HERSHEY, Pennsylvania — Three companies have agreed in a settlement to pay more than $213,000 in back wages to hundreds of foreign students for summer jobs they held at a Hershey candy facility, the U.S. Department of Labor said Wednesday.

The settlement also requires two of the companies to pay fines totaling $148,000.

Hershey, whose sweet treats include Kit Kat and Reese's peanut butter cups, owns the warehouse and distribution center but was not cited for violations because it contracts out the operation of it to another company, Exel, Hershey spokesman Jeff Beckman said.

Westerville, Ohio-based Exel, Lemoyne-based SHS Group and San Clemente, California-based Council for Educational Travel USA agreed to pay $213,042 in back wages to 1,028 foreign students who held summer jobs repackaging candy for promotional displays. The payout is an average of $207 per student.
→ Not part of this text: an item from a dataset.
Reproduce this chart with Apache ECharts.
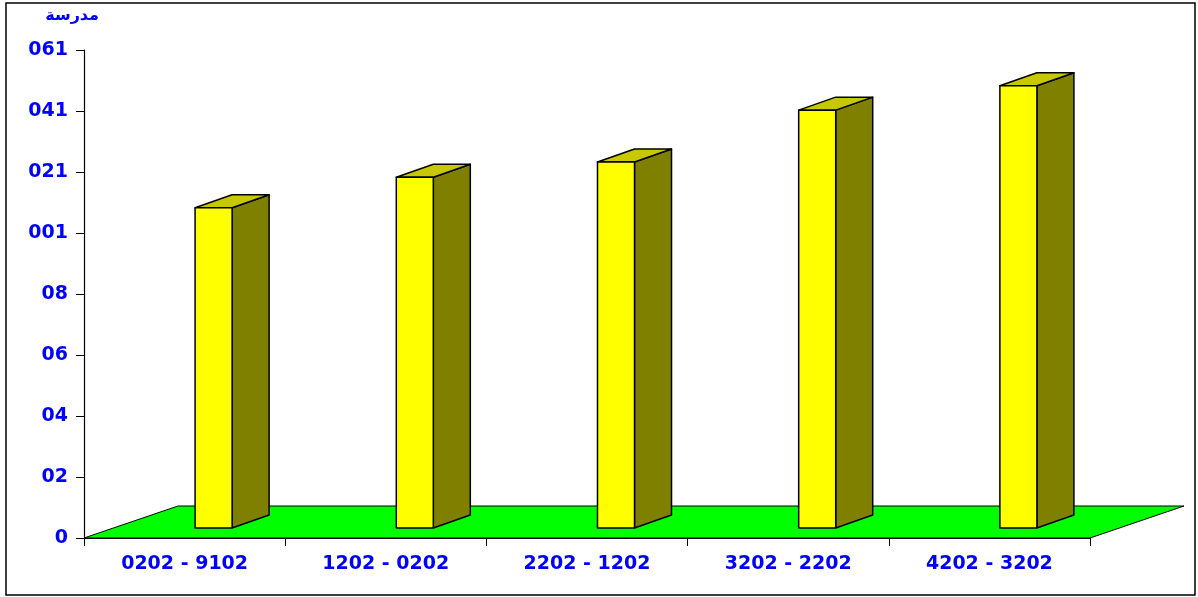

The three companies overcharged the students for housing, reducing their wages below what they were supposed to be paid, the department said.

Exel agreed to pay $143,000 in fines for excessive workplace noise at the Hershey facility, about 160 kilometers northwest of Philadelphia, to implement a noise abatement plan there and to take steps to ensure compliance with federal workplace rules at its more than 300 other facilities across the country, the department said. SHS was fined $5,000 for repeated violations of labor standards, it said.

In August 2011, more than 100 foreign students who worked at the facility protested, saying they took the jobs in the belief that they would be taking part in a cultural exchange, not working at menial jobs that left them little time or energy to do much else.

One protester, Yana Brenzey, a 19-year-old journalism student from Zaporizhzhya, Ukraine, said she had no idea she would be lifting 18-kilogram boxes or netting only about $200 a week. Other students who protested were from China, Kazakhstan, Moldova, Mongolia, Poland, Romania and Turkey.

Federal officials inspected the companies after the National Guestworker Alliance advocacy group filed a complaint on the students' behalf.